DS; I understand you just throw a 4-seam fastball, but have you ever considered incorporating a sinker or cutter down the road?

AG: "It's been talked about, but right now we are just working on what I have. The way I look at it, I'd rather have three above-average pitches than have two of them be below-average. I'm focused on not mastering, but I'm focused on making the arsenal I have right now as good as I can possibly have it before I focus on start adding things."

DS: I noticed you have been busting hitters inside with your stuff lately. Could you explain that strategy?

AG: "I feel like, for me, being a left-handed pitcher and a lot of lefties throw away and throw off-speed away. I want to own that side of the plate. That's always been, for my whole life, a big part of my game and dominating that inside part of the plate - opens up the outside part of the plate and obviously for off-speed pitches or what not.
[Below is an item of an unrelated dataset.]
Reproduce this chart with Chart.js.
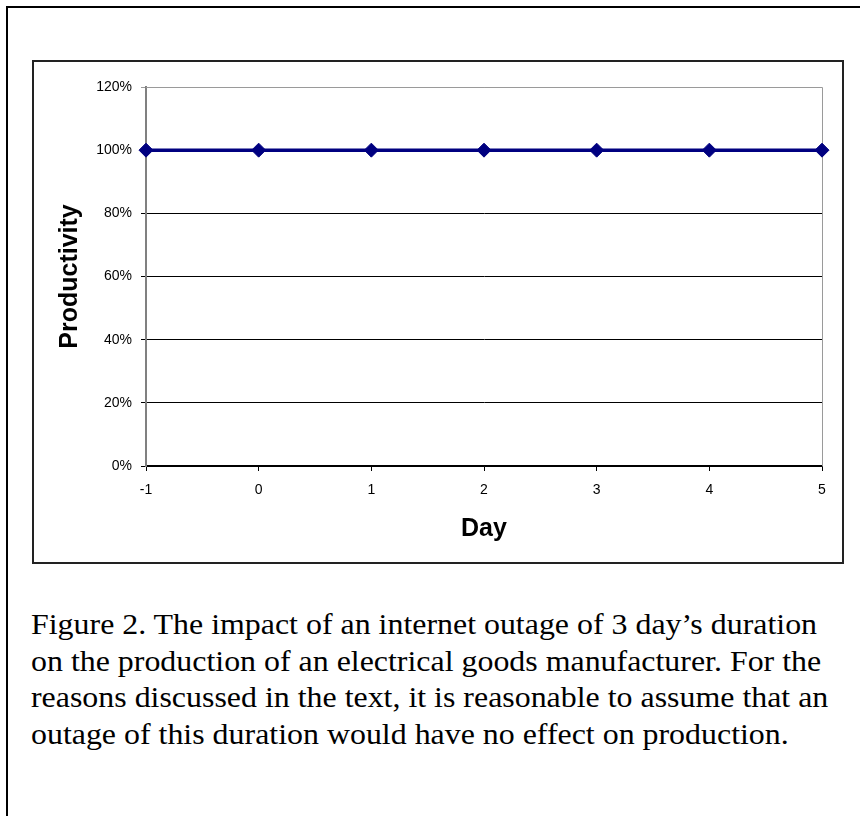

“(Luis) Cruz came up to me before the game (his most recent start) because I had never seen these guys. I was like, 'Well that's what we want to do, anyway.' That was the game plan, and we stuck with it.

"That's what I pride myself on - being able to dominate that half of the plate."

DS: Do you have any particular goals for the remainder of this season?

AG: "Help this team win a Texas League Championship. Every year I've been on a team - they've gone to the playoffs, so it's been fun. With this place and the crowd support, it gets - it would probably be pretty cool in the playoffs.

"Just continue to keep getting better every day. Learn from Simo (Springfield pitching coach Jason Simontacchi), the staff, and the other guys who have experienced this level. Guys like Weave (Luke Weaver), Mo (Andrew Morales), and Ponce (Daniel Poncedeleon). Then just at the end of the day, help those guys win in any way I can do it."